The Interaction-Attention Continuum: Considering Various Levels of Human Attention in Interaction Design
Saskia Bakker, Karin Niemantsverdriet


Interactive systems are traditionally operated with undivided attention. Recently, such systems have begun to involve autonomous system behavior that takes place outside the user’s behest and attentional field. In everyday life, people perform actions with varying levels of attention. For example, we routinely wash our hands in our periphery of attention while focusing on having a conversation, or we might consciously focus on washing our hands if trying to remove paint from them. We argue that interactive systems currently cover only two extreme ends of a full spectrum of human attention abilities. With computing technology becoming ubiquitously present, the need increases to seamlessly fit interactions with technology into everyday routines.
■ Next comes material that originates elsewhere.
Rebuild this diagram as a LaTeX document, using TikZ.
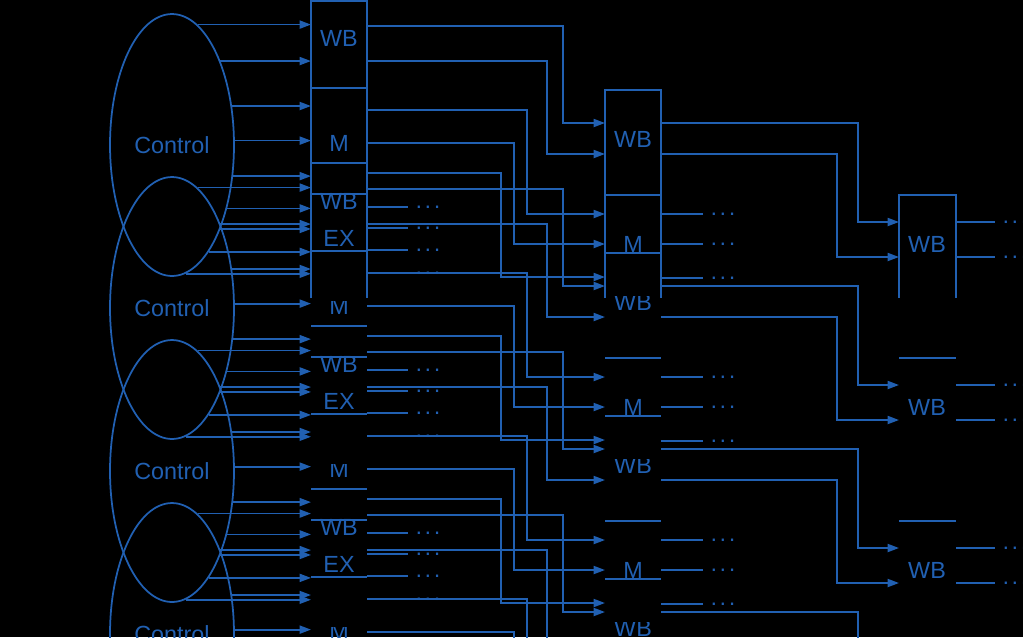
\documentclass[tikz,border=0pt]{standalone}
\usepackage{fontspec}
\setmainfont{Liberation Sans}
\usetikzlibrary{shapes.geometric, arrows.meta}
\definecolor{pipeblue}{RGB}{33,96,178}
\tikzstyle{ctl} = [ellipse, draw, color=pipeblue, line width=1pt, minimum width=2.48cm, minimum height=5.24cm, font=\fontsize{13.3}{15}\selectfont]
\tikzstyle{field} = [text=pipeblue, inner sep=0pt, font=\fontsize{13.3}{15}\selectfont]
\tikzstyle{reg} = [draw, color=pipeblue, line width=1pt]
\tikzstyle{sig} = [draw, color=pipeblue, line width=1pt, -{Triangle[length=6.5pt, width=4.6pt]}]
\tikzstyle{stub} = [draw, color=pipeblue, line width=1pt]
\tikzstyle{more} = [text=pipeblue, inner sep=0pt, anchor=base west, xshift=3.5pt, yshift=-3.6pt, font=\fontsize{13}{15}\selectfont]
\newcommand{\moredots}{\textperiodcentered\kern.9pt\textperiodcentered\kern.9pt\textperiodcentered}

\begin{document}
\begin{tikzpicture}[x=0.02cm, y=-0.02cm]
    \path[use as bounding box, fill=black] (0,0) rectangle (1023,637);
    \clip (0,0) rectangle (1023,637);

    \coordinate (r1w) at (311,0);
    \coordinate (r1e) at (367,0);
    \coordinate (r2w) at (605,0);
    \coordinate (r2e) at (661,0);
    \coordinate (r3w) at (899,0);
    \coordinate (r3e) at (956,0);

    % control units and their signals
    \foreach \k in {0,...,3}
        \node[ctl] (ctl\k) at (172,{145+163*\k}) {Control};
    \foreach \k in {0,...,3}
        \foreach \dy in {-119,-84,-38,-4,31,62,83,105,128} {
            \pgfmathtruncatemacro\ang{round(atan2(-\dy, 62*sqrt(1-(\dy/131)^2)))}
            \draw[sig] (ctl\k.\ang) -- (ctl\k.\ang -| r1w);
        }

    % first register column
    \draw[reg] (311,298) |- (367,1) -- (367,298);
    \foreach \k in {0,...,3} {
        \draw[reg] (311,{88+163*\k}) -- ++(56,0);
        \draw[reg] (311,{163+163*\k}) -- ++(56,0);
    }
    \foreach \k in {1,2,3}
        \draw[reg] (311,{31+163*\k}) -- ++(56,0);

    \foreach \k in {0,...,3} {
        \foreach \ya/\xr/\yb in {26/563/123, 61/547/154, 110/527/214, 143/514/244, 173/501/277} {
            \pgfmathsetmacro\ys{\ya+163*\k}
            \pgfmathsetmacro\ye{\yb+163*\k}
            \draw[sig] (r1e |- 0,\ys) -| (\xr,\ye) -- (r2w |- 0,\ye);
        }
        \foreach \ya in {207,228,250,273} {
            \pgfmathsetmacro\ys{\ya+163*\k}
            \draw[stub] (r1e |- 0,\ys) -- (408,\ys) node[more] (ex\k-\ya) {\moredots};
        }
    }

    % second register column
    \draw[reg] (605,298) |- (661,90) -- (661,298);
    \foreach \k in {0,...,3} {
        \draw[reg] (605,{195+163*\k}) -- ++(56,0);
        \draw[reg] (605,{253+163*\k}) -- ++(56,0);
    }
    \foreach \k in {0,...,3} {
        \foreach \ya/\xr/\yb in {123/858/222, 154/837/257} {
            \pgfmathsetmacro\ys{\ya+163*\k}
            \pgfmathsetmacro\ye{\yb+163*\k}
            \draw[sig] (r2e |- 0,\ys) -| (\xr,\ye) -- (r3w |- 0,\ye);
        }
        \foreach \ya in {214,244,278} {
            \pgfmathsetmacro\ys{\ya+163*\k}
            \draw[stub] (r2e |- 0,\ys) -- (703,\ys) node[more] (mem\k-\ya) {\moredots};
        }
    }

    % third register column
    \draw[reg] (899,298) |- (956,195) -- (956,298);
    \foreach \k in {1,2,3}
        \draw[reg] (899,{195+163*\k}) -- ++(57,0);
    \foreach \k in {0,...,3}
        \foreach \ya in {222,257} {
            \pgfmathsetmacro\ys{\ya+163*\k}
            \draw[stub] (r3e |- 0,\ys) -- (995,\ys) node[more] (wb\k-\ya) {\moredots};
        }

    % field labels
    \node[field] (mA0) at (339,143) {M};
    \node[field] (wbB0) at (633,139) {WB};
    \foreach \k in {0,...,3} {
        \node[field] (wbA\k) at (339,{38+163*\k}) {WB};
        \node[field] (mB\k) at (633,{244+163*\k}) {M};
        \node[field] (wbC\k) at (927,{244+163*\k}) {WB};
    }
    \foreach \k in {0,1,2}
        \node[field] (exA\k) at (339,{238+163*\k}) {EX};
    \foreach \k in {1,2,3} {
        \begin{scope}
            \clip (300,{138+163*\k}) rectangle (380,{175+163*\k});
            \node[field] (mA\k) at (339,{143+163*\k}) {M};
        \end{scope}
    }
    \foreach \k in {0,...,3} {
        \begin{scope}
            \clip (590,{296+163*\k}) rectangle (680,{330+163*\k});
            \node[field] (wbD\k) at (633,{302+163*\k}) {WB};
        \end{scope}
    }

\end{tikzpicture}
\end{document}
Inspired by influential early visions on ubiquitous computing (Weiser, 1991; Weiser & Brown, 1997), we believe that interfaces should facilitate interaction at varied levels of attention to achieve this, these being focused interaction, peripheral interaction and implicit interaction. The concept of the interaction-attention continuum presented here aims to support design researchers in facilitating Human-Computer Interaction to shift between these interaction types. We use four case studies on the design of interfaces for interactive lighting systems to illustrate the application of the interaction-attention continuum and to discuss considerations for design along the continuum.